"The only explanation that you can have here is that some people consider peace and stability as an existential threat," Javad Zarif told CNN's Christiane Amanpour.
"Because a deal cannot be threatening to anybody unless you want conflict and tension and mistrust and crises."
In a highly controversial speech to the U.S. Congress on Tuesday
, Netanyahu said that far from stopping Iran, the deal currently being negotiated in Switzerland would pave Iran's way to nuclear weapons.
Zarif told Amanpour that Netanyahu's speech had "no effect on the negotiating table."
He spoke from Montreux, Switzerland, where Iran, the U.S. and five other countries are trying to hammer out an agreement that would trade sanctions relief for guarantees on Iran's nuclear program.
Zarif told Amanpour that he believed negotiators were "very close" to such a deal, but only if everybody avoided "the path of confrontation."
"Everybody has to make tough choices. We have made the choice to engage in negotiations, although we believe that this entire exercise was unnecessary -- this was a manufactured crisis."
"People have been predicting for the past 20 years that Iran was a year away from making a bomb, and that prediction has been proven wrong time and again," Zarif said.
"But unfortunately that is a reality, that this hysteria that has been fanned continues to be fanned. And we try to resolve that problem."
While the details of a definitive deal are still decidedly out of reach -- "I'm not prepared to negotiate on the air" -- Zarif told Amanpour that he had hope for a "win-win situation for all."
"The object of this exercise is to ensure that Iran's nuclear program will always remain peaceful, and to remove all the restrictions that have been imposed on Iran, in our view unjustifiably," he said.
"You can either have sanctions and continue to seek that path of confrontation, or try to resolve this issue through negotiations and through an agreement."
Iran takes on ISIS
As Iran negotiates its nuclear future, a war against ISIS is being waged in neighboring Iraq.
Tehran has supplied
the Baghdad government with advisers, weapons, and ammunition, and one of its top generals, Qassim Sulaimani, has been sent to the country, according to the semiofficial Iranian FARS news agency.
The Pentagon has suggested that Iranians could themselves be participating in the fight, which Zarif denied.
"We do not have forces on the ground in Iraq.
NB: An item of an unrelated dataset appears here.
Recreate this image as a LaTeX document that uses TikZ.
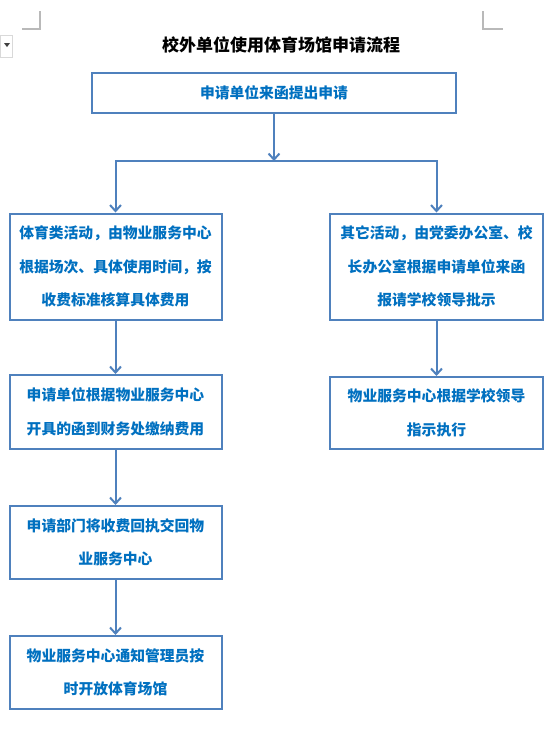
\documentclass[tikz,border=0pt]{standalone}
\usepackage{fontspec}
\newfontfamily\cjk{Noto Sans CJK SC}
\usetikzlibrary{arrows.meta, positioning}
\definecolor{boxline}{HTML}{4F81BD}
\definecolor{boxtext}{HTML}{0070C0}

\tikzset{
  stepbox/.style={draw=boxline, line width=2pt, fill=white, align=center,
    text=boxtext, font=\cjk\bfseries\fontsize{14.8}{33.5}\selectfont, inner sep=0pt},
  flow/.style={draw=boxline, line width=2pt, -{Straight Barb[length=6pt,width=11pt,line width=2pt]}},
  cropmark/.style={draw=gray!55, line width=1.2pt}
}

\begin{document}
\begin{tikzpicture}[x=1pt, y=-1pt]
  \useasboundingbox[fill=white] (0,0) rectangle (556,729);

  % Marques de page
  \draw[cropmark] (22,29) -- (40,29) -- (40,11);
  \draw[cropmark] (483,11) -- (483,29) -- (503,29);
  \draw[draw=gray!30, line width=0.8pt] (0.5,35) rectangle (12,57);
  \fill[black!75] (4,43) -- (10,43) -- (7,47) -- cycle;

  % Titre
  \node[font=\cjk\bfseries\fontsize{17}{20}\selectfont] (title) at (281,45) {校外单位使用体育场馆申请流程};

  % Cases
  \node[stepbox, minimum width=364pt, minimum height=40pt] (apply) at (274,93) {申请单位来函提出申请};
  \node[stepbox, minimum width=212pt, minimum height=106pt] (sport) at (115.5,266.5)
    {体育类活动，由物业服务中心\\根据场次、具体使用时间，按\\收费标准核算具体费用};
  \node[stepbox, minimum width=213pt, minimum height=106pt] (other) at (436.5,266.5)
    {其它活动，由党委办公室、校\\长办公室根据申请单位来函\\报请学校领导批示};
  \node[stepbox, minimum width=212pt, minimum height=74pt] (pay) at (115.5,412)
    {申请单位根据物业服务中心\\开具的函到财务处缴纳费用};
  \node[stepbox, minimum width=213pt, minimum height=72pt] (exec) at (436.5,413)
    {物业服务中心根据学校领导\\指示执行};
  \node[stepbox, minimum width=212pt, minimum height=73pt] (receipt) at (115.5,542.5)
    {申请部门将收费回执交回物\\业服务中心};
  \node[stepbox, minimum width=212pt, minimum height=73pt] (open) at (115.5,672.5)
    {物业服务中心通知管理员按\\时开放体育场馆};

  % Flèches
  \coordinate (split) at (apply.south |- 0,161);
  \draw[flow] (apply.south) -- (split);
  \draw[flow] (split) -| (sport.north);
  \draw[flow] (split) -| (other.north);
  \draw[flow] (sport) -- (pay);
  \draw[flow] (other) -- (exec);
  \draw[flow] (pay) -- (receipt);
  \draw[flow] (receipt) -- (open);
\end{tikzpicture}
\end{document}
We have always had advisers helping the Iraqi government and the Iraqi army," he said.
"We were the first to come to the assistance of the Iraqis, both in Baghdad as well as in Irbil, when the ISIS started moving in in massive numbers last summer."
"Everybody knows that without our assistance, things would have been different in Iraq," he added. "We hope that this could unite Iraqis."
The United States, which also has military advisers in Iraq and has launched an air campaign against ISIS, adamantly denies that it coordinates with Iran in the fight against their common enemy.
"This is a global threat," Zarif said. "You see the implications in Europe, you see the fact that they are recruiting from Europe. So this is a global problem, it requires global cooperation and global work."